The Priory of Sion came about when Plantard, now married to a woman called Anne Hisler, moved his operation to a town near the Swiss border called Annemasse. The war had ended six years previously, but the right-wing movement in post-Vichy France continued undimmed, allowing Plantard to make quick alliances with other Catholics of his persuasion in his new area. His first project was to ally himself with a local church and to start campaigning for low-cost housing for French nationals, but his interest in mysticism was growing too. He began to talk to his cohorts about the medieval origins of Catholic France, pointing out that the nearby hill known as Mount Sion would be a perfect place for a religious retreat, sharing as it did a name with the famous Priory of Zion – a crusaderera order picked up by the Jesuits in the seventeenth century.

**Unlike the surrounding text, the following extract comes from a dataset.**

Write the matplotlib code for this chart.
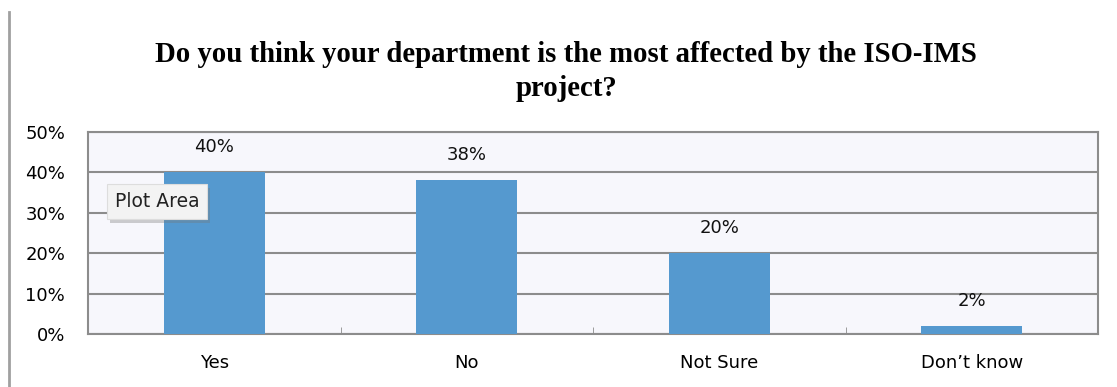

By 1956 his supporters were numerous enough to officially register themselves (as all French social or religious organizations had to do) at the local town hall under the name of the Priory of Sion. The founders all gave themselves antiquarian-sounding pseudonyms, Plantard’s being Chyren and his friend André Bonhomme’s being Bellos. The subtitle of the sect was registered as the Knighthood of Catholic Rule and Institution of Independent Traditionalist Union whose acronym in French was ‘Circuit’ – the name they gave to their
Vaincre
-like magazine.

The Priory of Sion might have remained just another small-time, eccentric alternative to Freemasonry were it not for the fact that the media at that time was awash with stories of rediscovered ancient texts and pedigrees. The Dead Sea Scrolls had recently been unearthed and, much closer to home, the French hotelier Noël Corbu was claiming that some mysterious ancient parchments had been found by a priest called Saunière bricked up in a pillar on his property in Rennes. Public interest in the prophecies of Nostradamus was at an all-time high and it was no coincidence that the name Chyren was taken from the anagrammatic ‘Chyren Selin’ with which Nostradamus referred to the great king who would inherit the earth.

It was now, in the late 1950s, that Plantard decided to step up his game and make it known that not only did he hate Jews and Masons and want a Catholic French France, but he was in fact the last true heir to the throne of France: a direct descendant of one of the assassinated Merovingian kings, Dagobert II.